For now, we're certain to have the arguments. Who has been left out? Why is someone else in? What about this writer, that footballer, a different scientist or business leader? Has the balance been struck correctly between the earlier part of the reign and more recent times? What about the balance between men and women, or people from different parts of the country?

Our panel, locked away with only BBC coffee for sustenance, considered all of these difficulties, and many more, with rigour and with fortitude. The problems inherent in drawing up such a list were thoroughly discussed on Start the Week before our deliberations began, so they came as no surprise and the panel returned to them often during three long meetings.

We asked them to choose men and women whose actions during the reign of Elizabeth II have had a significant impact on lives in these islands (though they don't necessarily have to be British) and/ or who have given the age its character for better or worse - but that still leaves plenty of room for argument and interpretation.

Some of the choices and omissions seem likely to cause comment.

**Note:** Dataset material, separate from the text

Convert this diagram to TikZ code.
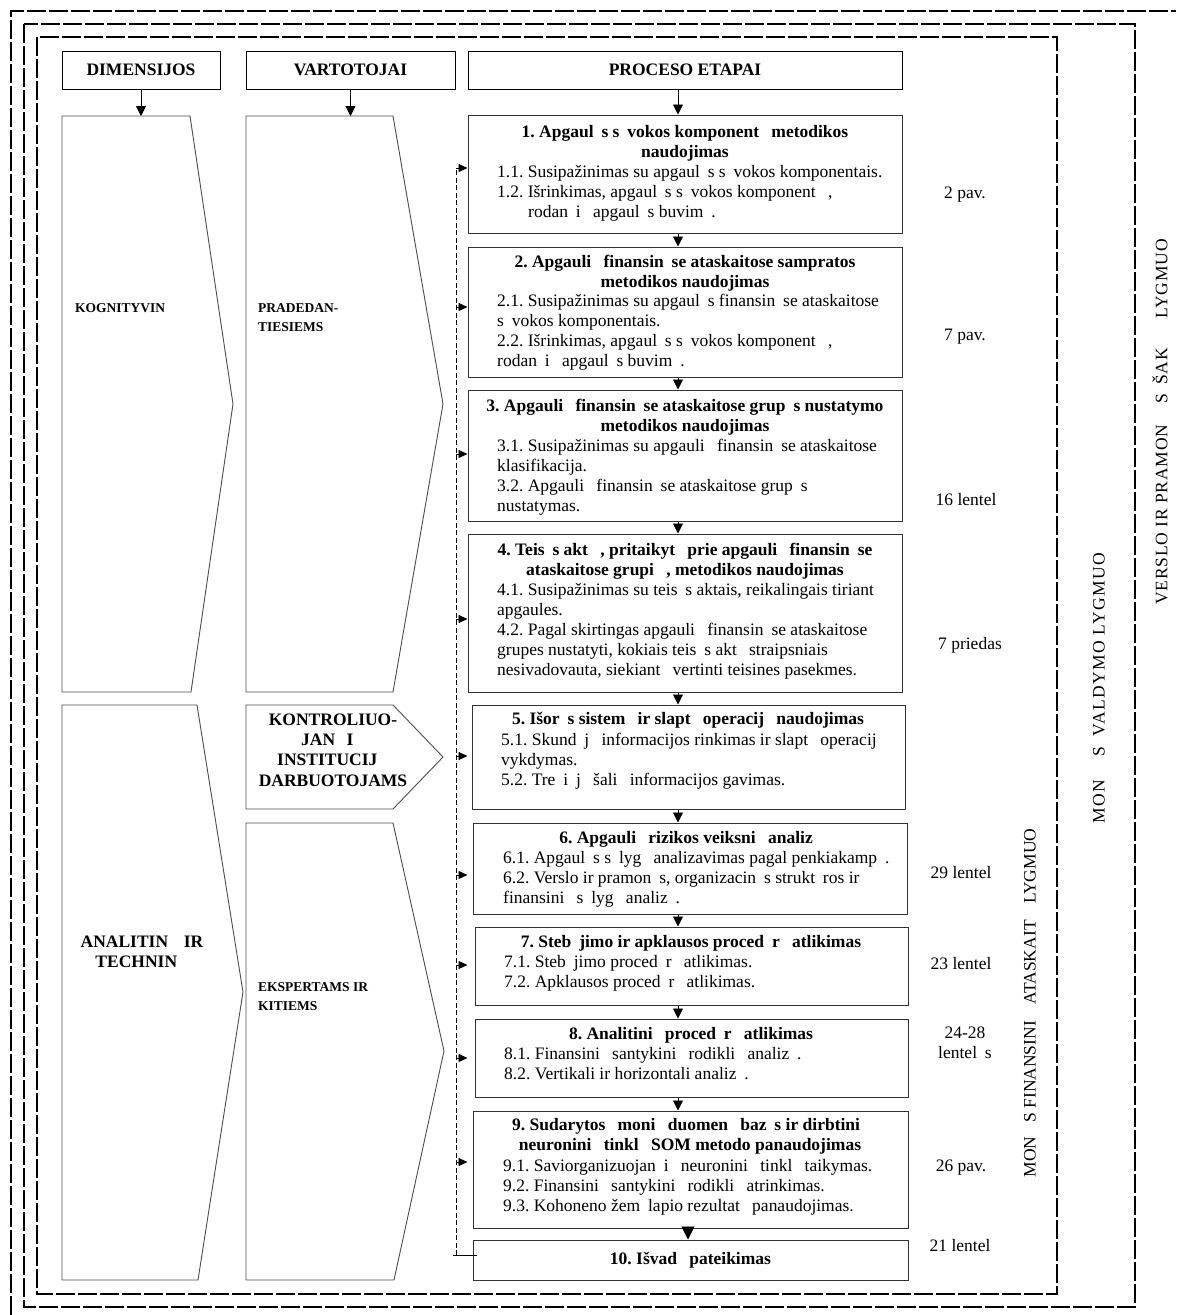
\documentclass[tikz,border=0pt]{standalone}
\usepackage{fontspec}
\setmainfont{Liberation Serif}
\usetikzlibrary{arrows.meta,fit}
\frenchspacing
\newcommand\xg{\hbox to 0.45em{}}
\newcommand\XG{\hbox to 0.65em{}}
\newcommand\fs{\fontsize{17.5}{20.1}\selectfont}
\newcommand\fss{\fontsize{13.5}{19}\selectfont}
\begin{document}
\begin{tikzpicture}[x=1pt,y=-1pt,
  dframe/.style={line width=1.8pt,dash pattern=on 19pt off 3pt},
  hbox/.style={draw=black,line width=1pt,inner sep=0pt,font=\bfseries\fs},
  pbox/.style={draw=black!80,line width=1pt,inner sep=0pt},
  shp/.style={draw=black!70,line width=0.9pt},
  ttl/.style={font=\bfseries\fs,align=center,inner sep=0pt},
  itm/.style={font=\fs,align=left,inner sep=0pt},
  lab/.style={font=\bfseries\fs,inner sep=0pt},
  slab/.style={font=\bfseries\fss,inner sep=0pt,align=left},
  ref/.style={font=\fs,inner sep=0pt,align=center},
  rot/.style={font=\fs,inner sep=0pt,rotate=90},
  arr/.style={line width=0.9pt,-{Triangle[length=10pt,width=10pt]}},
  bigarr/.style={line width=0.9pt,-{Triangle[length=13pt,width=13pt]}},
  fb/.style={line width=0.8pt,dash pattern=on 5pt off 2.5pt},
  fbarr/.style={line width=0.8pt,-{Triangle[length=9pt,width=8pt]}}]
\useasboundingbox (0,0) rectangle (1176,1315);
% frames
\draw[dframe] (11,1315) -- (11,11) -- (1176,11);
\draw[dframe] (24,24) rectangle (1135,1307);
\draw[dframe] (37,37) rectangle (1057,1294);
% headers
\node[hbox,fit={(62,51) (220,89)}] (h1) {};
\node[lab] (h1t) at (h1.center) {DIMENSIJOS};
\node[hbox,fit={(246,51) (455,89)}] (h2) {};
\node[lab] (h2t) at (h2.center) {VARTOTOJAI};
\node[hbox,fit={(468,51) (902,89)}] (h3) {};
\node[lab] (h3t) at (h3.center) {PROCESO ETAPAI};
% shapes
\draw[shp] (62,116) coordinate (s1) -- (190,116) -- (233,404) -- (191,692) -- (62,692) -- cycle;
\draw[shp] (62,705) coordinate (s2) -- (197,705) -- (243,992) -- (198,1280) -- (62,1280) -- cycle;
\draw[shp] (246,116) coordinate (s3) -- (393,116) -- (443,404) -- (393,692) -- (246,692) -- cycle;
\draw[shp] (246,705) coordinate (s4) -- (393,705) -- (443,757) -- (393,809) -- (246,809) -- cycle;
\draw[shp] (246,823) coordinate (s5) -- (393,823) -- (444,1051) -- (394,1280) -- (246,1280) -- cycle;
\node[slab,anchor=north west] (k1) at (75,303) {KOGNITYVIN};
\node[slab,anchor=north west] (k2) at (258,303) {PRADEDAN-\\TIESIEMS};
\node[lab,anchor=north,align=center] (k3) at (142,936) {ANALITIN\XG\ IR\\TECHNIN\XG};
\node[lab,anchor=north,align=center] (k4) at (333,714) {KONTROLIUO-\\JAN\XG I\XG\\INSTITUCIJ\XG\\DARBUOTOJAMS};
\node[slab,anchor=north west] (k5) at (258,982) {EKSPERTAMS IR\\KITIEMS};
% header arrows
\coordinate (top) at (0,116);
\coordinate (ax) at (678,0);
\draw[arr] (h1.south) -- (h1.south |- top);
\draw[arr] (h2.south) -- (h2.south |- top);
% process boxes
\node[pbox,fit={(468,115) (902,233)}] (b1) {};
\node[pbox,fit={(468,247) (902,377)}] (b2) {};
\node[pbox,fit={(468,390) (902,521)}] (b3) {};
\node[pbox,fit={(468,534) (902,692)}] (b4) {};
\node[pbox,fit={(472,705) (905,809)}] (b5) {};
\node[pbox,fit={(473,823) (907,914)}] (b6) {};
\node[pbox,fit={(475,927) (908,1005)}] (b7) {};
\node[pbox,fit={(475,1019) (908,1097)}] (b8) {};
\node[pbox,fit={(473,1111) (908,1228)}] (b9) {};
\node[pbox,fit={(473,1240) (908,1280)}] (b10) {};
% box texts
\node[ttl,anchor=north] (t1) at (685,125) {1. Apgaul\xg s s\xg vokos komponent\xg\ metodikos\\naudojimas};
\node[itm,anchor=north west] (i1) at (497,165) {1.1. Susipažinimas su apgaul\xg s s\xg vokos komponentais.\\1.2. Išrinkimas, apgaul\xg s s\xg vokos komponent\xg\ ,\\\hspace*{31pt}rodan\xg i\xg\ apgaul\xg s buvim\xg .};
\node[ttl,anchor=north] (t2) at (685,255) {2. Apgauli\xg\ finansin\xg se ataskaitose sampratos\\metodikos naudojimas};
\node[itm,anchor=north west] (i2) at (497,294) {2.1. Susipažinimas su apgaul\xg s finansin\xg se ataskaitose\\s\xg vokos komponentais.\\2.2. Išrinkimas, apgaul\xg s s\xg vokos komponent\xg\ ,\\rodan\xg i\xg\ apgaul\xg s buvim\xg .};
\node[ttl,anchor=north] (t3) at (685,399) {3. Apgauli\xg\ finansin\xg se ataskaitose grup\xg s nustatymo\\metodikos naudojimas};
\node[itm,anchor=north west] (i3) at (497,439) {3.1. Susipažinimas su apgauli\xg\ finansin\xg se ataskaitose\\klasifikacija.\\3.2. Apgauli\xg\ finansin\xg se ataskaitose grup\xg s\\nustatymas.};
\node[ttl,anchor=north] (t4) at (685,543) {4. Teis\xg s akt\xg\ , pritaikyt\xg\ prie apgauli\xg\ finansin\xg se\\ataskaitose grupi\xg\ , metodikos naudojimas};
\node[itm,anchor=north west] (i4) at (497,583) {4.1. Susipažinimas su teis\xg s aktais, reikalingais tiriant\\apgaules.\\4.2. Pagal skirtingas apgauli\xg\ finansin\xg se ataskaitose\\grupes nustatyti, kokiais teis\xg s akt\xg\ straipsniais\\nesivadovauta, siekiant \xg vertinti teisines pasekmes.};
\node[ttl,anchor=north] (t5) at (688,712) {5. Išor\xg s sistem\xg\ ir slapt\xg\ operacij\xg\ naudojimas};
\node[itm,anchor=north west] (i5) at (501,733) {5.1. Skund\xg j\xg\ informacijos rinkimas ir slapt\xg\ operacij\xg\\vykdymas.\\5.2. Tre\xg i\xg j\xg\ šali\xg\ informacijos gavimas.};
\node[ttl,anchor=north] (t6) at (690,831) {6. Apgauli\xg\ rizikos veiksni\xg\ analiz\xg};
\node[itm,anchor=north west] (i6) at (503,851) {6.1. Apgaul\xg s s\xg lyg\xg\ analizavimas pagal penkiakamp\xg .\\6.2. Verslo ir pramon\xg s, organizacin\xg s strukt\xg ros ir\\finansini\xg\ s\xg lyg\xg\ analiz\xg .};
\node[ttl,anchor=north] (t7) at (691,935) {7. Steb\xg jimo ir apklausos proced\xg r\xg\ atlikimas};
\node[itm,anchor=north west] (i7) at (504,955) {7.1. Steb\xg jimo proced\xg r\xg\ atlikimas.\\7.2. Apklausos proced\xg r\xg\ atlikimas.};
\node[ttl,anchor=north] (t8) at (691,1027) {8. Analitini\xg\ proced\xg r\xg\ atlikimas};
\node[itm,anchor=north west] (i8) at (504,1047) {8.1. Finansini\xg\ santykini\xg\ rodikli\xg\ analiz\xg .\\8.2. Vertikali ir horizontali analiz\xg .};
\node[ttl,anchor=north] (t9) at (690,1118) {9. Sudarytos \xg moni\xg\ duomen\xg\ baz\xg s ir dirbtini\xg\\neuronini\xg\ tinkl\xg\ SOM metodo panaudojimas};
\node[itm,anchor=north west] (i9) at (503,1159) {9.1. Saviorganizuojan\xg i\xg\ neuronini\xg\ tinkl\xg\ taikymas.\\9.2. Finansini\xg\ santykini\xg\ rodikli\xg\ atrinkimas.\\9.3. Kohoneno žem\xg lapio rezultat\xg\ panaudojimas.};
\node[ttl] (t10) at (b10.center) {10. Išvad\xg\ pateikimas};
% down arrows
\draw[arr] (h3.south -| ax) -- (b1.north -| ax);
\draw[arr] (b1.south -| ax) -- (b2.north -| ax);
\draw[arr] (b2.south -| ax) -- (b3.north -| ax);
\draw[arr] (b3.south -| ax) -- (b4.north -| ax);
\draw[arr] (b4.south -| ax) -- (b5.north -| ax);
\draw[arr] (b5.south -| ax) -- (b6.north -| ax);
\draw[arr] (b6.south -| ax) -- (b7.north -| ax);
\draw[arr] (b7.south -| ax) -- (b8.north -| ax);
\draw[arr] (b8.south -| ax) -- (b9.north -| ax);
\coordinate (ax2) at (688,0);
\draw[bigarr] (b9.south -| ax2) -- (b10.north -| ax2);
% feedback line
\coordinate (fbot) at (456,1255);
\coordinate (ftop) at (456,168);
\coordinate (stubL) at (453,1255);
\coordinate (stubR) at (477,1255);
\draw[line width=0.8pt] (stubL) -- (stubR);
\draw[fb] (fbot) -- (ftop);
\coordinate (f1) at (456,168);
\coordinate (f2) at (456,307);
\coordinate (f3) at (456,454);
\coordinate (f4) at (456,619);
\coordinate (f5) at (456,756);
\coordinate (f6) at (456,875);
\coordinate (f7) at (456,965);
\coordinate (f8) at (456,1058);
\coordinate (f9) at (456,1162);
\foreach \i in {1,...,9} {\draw[fbarr] (f\i) -- (f\i -| b1.west);}
% reference labels
\node[ref] (r1) at (965,195) {2 pav.};
\node[ref] (r2) at (965,337) {7 pav.};
\node[ref] (r3) at (966,500) {16 lentel};
\node[ref] (r4) at (970,645) {7 priedas};
\node[ref] (r6) at (961,873) {29 lentel};
\node[ref] (r7) at (961,964) {23 lentel};
\node[ref,anchor=north] (r8) at (965,1027) {24-28\\lentel\xg s};
\node[ref] (r9) at (961,1168) {26 pav.};
\node[ref] (r10) at (960,1245) {21 lentel};
% level labels
\node[rot] (l1) at (1030,1003) {MON\hbox to 0.8em{}S FINANSINI\hbox to 0.7em{}\ ATASKAIT\hbox to 0.7em{}\ LYGMUO};
\node[rot,font=\fs\addfontfeature{LetterSpace=8}] (l2) at (1099,688) {MON\hbox to 1.3em{}S\hbox to 0.6em{}VALDYMO LYGMUO};
\node[rot,font=\fs\addfontfeature{LetterSpace=5}] (l3) at (1160,422) {VERSLO IR PRAMON\hbox to 1.2em{}S\hbox to 0.5em{}ŠAK\hbox to 1.4em{}\ LYGMUO};
\end{tikzpicture}
\end{document}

There's no religious leader, for example - although religion and faith are certainly themes in some of the lives that have been chosen. There isn't a military general - although there is a soldier, one who will be a new name to many of you. And what about the two pairings? John Lennon and Paul McCartney are put together for a single programme as are John Hume and David Trimble, the latter sharing New Elizabethan status as they did their Nobel Peace Prize.

Those of us working on The New Elizabethans project already know that any list of this sort is guaranteed to spark arguments. Its mere mention in any social gathering fires off a series of sharp discussions and questions. How are you deciding? Who's deciding? On what basis? Let the debate begin.